The defendants -- both from Chula Vista -- allegedly sent misleading solicitation letters that contained false claims about their ability to obtain loan modifications for homeowners unable to make their payments.

Among other things, the solicitation letters fraudulently indicated that the defendants were affiliated with the U.S. Department of Housing and Urban Development and other governmental agencies, and directed potential victims to contact one of the defendants' entities operating in San Diego, according to court papers.

Prosecutors allege Ruiz and Hidalgo would often use aliases or pseudonyms to conceal their true identities, and would falsely represent to victims that they would negotiate a mortgage loan modification on the victim's behalf for little or no money.

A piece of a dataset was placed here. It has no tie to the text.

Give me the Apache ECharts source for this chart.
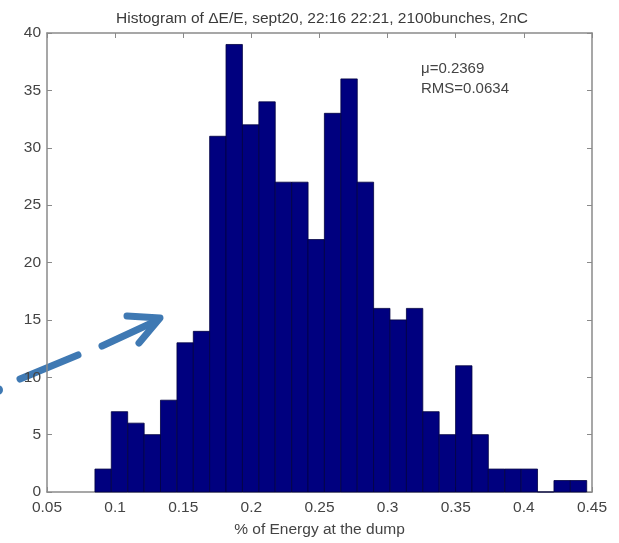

According to the indictments, the defendants would then direct the victim homeowners to send their monthly mortgage payments directly to business entities controlled by the defendants, rather than to mortgage lenders, As a result, many of the victims' mortgages went into default.

 

According to the indictments, many of the victim homeowners would forgo sending their mortgage payments to their lenders based upon the defendants' representation that the payments would be segregated in a "reserve" or "escrow" account. The victims' funds were not secured in that way, but were actually used to pay the defendants' personal expenses, provide commissions for their employees and purchase items for the pair's personal use, including vehicles and jewelry, prosecutors allege.